Available data:
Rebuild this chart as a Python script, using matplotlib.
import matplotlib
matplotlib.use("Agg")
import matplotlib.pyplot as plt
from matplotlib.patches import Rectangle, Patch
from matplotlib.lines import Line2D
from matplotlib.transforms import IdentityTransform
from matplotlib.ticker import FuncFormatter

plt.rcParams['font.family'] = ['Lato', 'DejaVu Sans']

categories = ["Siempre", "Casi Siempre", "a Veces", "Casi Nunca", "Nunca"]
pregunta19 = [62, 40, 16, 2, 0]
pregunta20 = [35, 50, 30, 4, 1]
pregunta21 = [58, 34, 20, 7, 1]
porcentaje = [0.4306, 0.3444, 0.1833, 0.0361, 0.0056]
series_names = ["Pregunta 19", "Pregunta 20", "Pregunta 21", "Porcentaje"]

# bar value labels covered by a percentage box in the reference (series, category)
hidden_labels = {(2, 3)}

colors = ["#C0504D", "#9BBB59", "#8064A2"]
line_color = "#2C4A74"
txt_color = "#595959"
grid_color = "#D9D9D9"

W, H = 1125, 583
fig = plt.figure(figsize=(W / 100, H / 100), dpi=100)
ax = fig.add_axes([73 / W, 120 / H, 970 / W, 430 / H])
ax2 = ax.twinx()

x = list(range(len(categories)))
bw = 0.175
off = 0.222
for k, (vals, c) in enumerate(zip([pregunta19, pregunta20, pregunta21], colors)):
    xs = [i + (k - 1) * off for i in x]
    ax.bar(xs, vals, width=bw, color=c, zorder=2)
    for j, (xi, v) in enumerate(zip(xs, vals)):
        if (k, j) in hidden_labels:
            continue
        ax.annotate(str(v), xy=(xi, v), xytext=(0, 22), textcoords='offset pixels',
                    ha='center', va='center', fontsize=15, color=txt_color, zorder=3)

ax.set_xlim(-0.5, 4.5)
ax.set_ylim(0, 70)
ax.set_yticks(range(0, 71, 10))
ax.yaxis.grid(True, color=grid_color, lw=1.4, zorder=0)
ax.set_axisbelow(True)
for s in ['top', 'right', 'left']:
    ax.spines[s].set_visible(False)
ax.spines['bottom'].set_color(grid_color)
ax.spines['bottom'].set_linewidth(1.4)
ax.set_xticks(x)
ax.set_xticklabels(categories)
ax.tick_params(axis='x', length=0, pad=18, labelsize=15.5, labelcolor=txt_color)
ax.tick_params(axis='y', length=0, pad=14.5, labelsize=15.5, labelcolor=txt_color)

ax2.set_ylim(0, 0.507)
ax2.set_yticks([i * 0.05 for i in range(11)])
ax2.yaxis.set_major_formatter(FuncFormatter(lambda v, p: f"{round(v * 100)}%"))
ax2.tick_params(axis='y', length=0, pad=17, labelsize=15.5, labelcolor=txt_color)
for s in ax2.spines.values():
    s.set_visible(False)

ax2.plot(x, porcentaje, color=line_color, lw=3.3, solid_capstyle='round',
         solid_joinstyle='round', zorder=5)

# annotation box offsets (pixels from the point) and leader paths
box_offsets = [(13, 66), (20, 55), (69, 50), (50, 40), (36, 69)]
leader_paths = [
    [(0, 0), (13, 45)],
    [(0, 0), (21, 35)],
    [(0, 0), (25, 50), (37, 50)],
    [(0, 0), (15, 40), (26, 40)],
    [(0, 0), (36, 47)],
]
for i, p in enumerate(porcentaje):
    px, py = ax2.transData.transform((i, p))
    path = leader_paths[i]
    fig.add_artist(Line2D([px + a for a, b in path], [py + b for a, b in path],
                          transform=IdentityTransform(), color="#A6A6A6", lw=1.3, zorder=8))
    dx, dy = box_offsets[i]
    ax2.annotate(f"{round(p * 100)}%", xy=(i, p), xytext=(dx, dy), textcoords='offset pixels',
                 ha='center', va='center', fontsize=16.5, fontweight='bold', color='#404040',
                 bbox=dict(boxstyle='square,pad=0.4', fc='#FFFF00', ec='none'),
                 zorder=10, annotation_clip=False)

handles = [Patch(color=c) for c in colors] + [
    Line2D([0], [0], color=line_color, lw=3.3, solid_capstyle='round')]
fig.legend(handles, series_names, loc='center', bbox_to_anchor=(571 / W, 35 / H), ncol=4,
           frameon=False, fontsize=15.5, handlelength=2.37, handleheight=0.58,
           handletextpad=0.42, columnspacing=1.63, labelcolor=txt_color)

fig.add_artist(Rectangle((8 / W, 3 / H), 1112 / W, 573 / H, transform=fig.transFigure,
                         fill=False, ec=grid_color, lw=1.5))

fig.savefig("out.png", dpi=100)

What you should do: Extract all of the data shown above without alteration.

Result:
Rebuild this chart as a Python script, using matplotlib.
import matplotlib
matplotlib.use("Agg")
import matplotlib.pyplot as plt
from matplotlib.patches import Rectangle, Patch
from matplotlib.lines import Line2D
from matplotlib.transforms import IdentityTransform
from matplotlib.ticker import FuncFormatter

plt.rcParams['font.family'] = ['Lato', 'DejaVu Sans']

categories = ["Siempre", "Casi Siempre", "a Veces", "Casi Nunca", "Nunca"]
pregunta19 = [62, 40, 16, 2, 0]
pregunta20 = [35, 50, 30, 4, 1]
pregunta21 = [58, 34, 20, 7, 1]
porcentaje = [0.4306, 0.3444, 0.1833, 0.0361, 0.0056]
series_names = ["Pregunta 19", "Pregunta 20", "Pregunta 21", "Porcentaje"]

# bar value labels covered by a percentage box in the reference (series, category)
hidden_labels = {(2, 3)}

colors = ["#C0504D", "#9BBB59", "#8064A2"]
line_color = "#2C4A74"
txt_color = "#595959"
grid_color = "#D9D9D9"

W, H = 1125, 583
fig = plt.figure(figsize=(W / 100, H / 100), dpi=100)
ax = fig.add_axes([73 / W, 120 / H, 970 / W, 430 / H])
ax2 = ax.twinx()

x = list(range(len(categories)))
bw = 0.175
off = 0.222
for k, (vals, c) in enumerate(zip([pregunta19, pregunta20, pregunta21], colors)):
    xs = [i + (k - 1) * off for i in x]
    ax.bar(xs, vals, width=bw, color=c, zorder=2)
    for j, (xi, v) in enumerate(zip(xs, vals)):
        if (k, j) in hidden_labels:
            continue
        ax.annotate(str(v), xy=(xi, v), xytext=(0, 22), textcoords='offset pixels',
                    ha='center', va='center', fontsize=15, color=txt_color, zorder=3)

ax.set_xlim(-0.5, 4.5)
ax.set_ylim(0, 70)
ax.set_yticks(range(0, 71, 10))
ax.yaxis.grid(True, color=grid_color, lw=1.4, zorder=0)
ax.set_axisbelow(True)
for s in ['top', 'right', 'left']:
    ax.spines[s].set_visible(False)
ax.spines['bottom'].set_color(grid_color)
ax.spines['bottom'].set_linewidth(1.4)
ax.set_xticks(x)
ax.set_xticklabels(categories)
ax.tick_params(axis='x', length=0, pad=18, labelsize=15.5, labelcolor=txt_color)
ax.tick_params(axis='y', length=0, pad=14.5, labelsize=15.5, labelcolor=txt_color)

ax2.set_ylim(0, 0.507)
ax2.set_yticks([i * 0.05 for i in range(11)])
ax2.yaxis.set_major_formatter(FuncFormatter(lambda v, p: f"{round(v * 100)}%"))
ax2.tick_params(axis='y', length=0, pad=17, labelsize=15.5, labelcolor=txt_color)
for s in ax2.spines.values():
    s.set_visible(False)

ax2.plot(x, porcentaje, color=line_color, lw=3.3, solid_capstyle='round',
         solid_joinstyle='round', zorder=5)

# annotation box offsets (pixels from the point) and leader paths
box_offsets = [(13, 66), (20, 55), (69, 50), (50, 40), (36, 69)]
leader_paths = [
    [(0, 0), (13, 45)],
    [(0, 0), (21, 35)],
    [(0, 0), (25, 50), (37, 50)],
    [(0, 0), (15, 40), (26, 40)],
    [(0, 0), (36, 47)],
]
for i, p in enumerate(porcentaje):
    px, py = ax2.transData.transform((i, p))
    path = leader_paths[i]
    fig.add_artist(Line2D([px + a for a, b in path], [py + b for a, b in path],
                          transform=IdentityTransform(), color="#A6A6A6", lw=1.3, zorder=8))
    dx, dy = box_offsets[i]
    ax2.annotate(f"{round(p * 100)}%", xy=(i, p), xytext=(dx, dy), textcoords='offset pixels',
                 ha='center', va='center', fontsize=16.5, fontweight='bold', color='#404040',
                 bbox=dict(boxstyle='square,pad=0.4', fc='#FFFF00', ec='none'),
                 zorder=10, annotation_clip=False)

handles = [Patch(color=c) for c in colors] + [
    Line2D([0], [0], color=line_color, lw=3.3, solid_capstyle='round')]
fig.legend(handles, series_names, loc='center', bbox_to_anchor=(571 / W, 35 / H), ncol=4,
           frameon=False, fontsize=15.5, handlelength=2.37, handleheight=0.58,
           handletextpad=0.42, columnspacing=1.63, labelcolor=txt_color)

fig.add_artist(Rectangle((8 / W, 3 / H), 1112 / W, 573 / H, transform=fig.transFigure,
                         fill=False, ec=grid_color, lw=1.5))

fig.savefig("out.png", dpi=100)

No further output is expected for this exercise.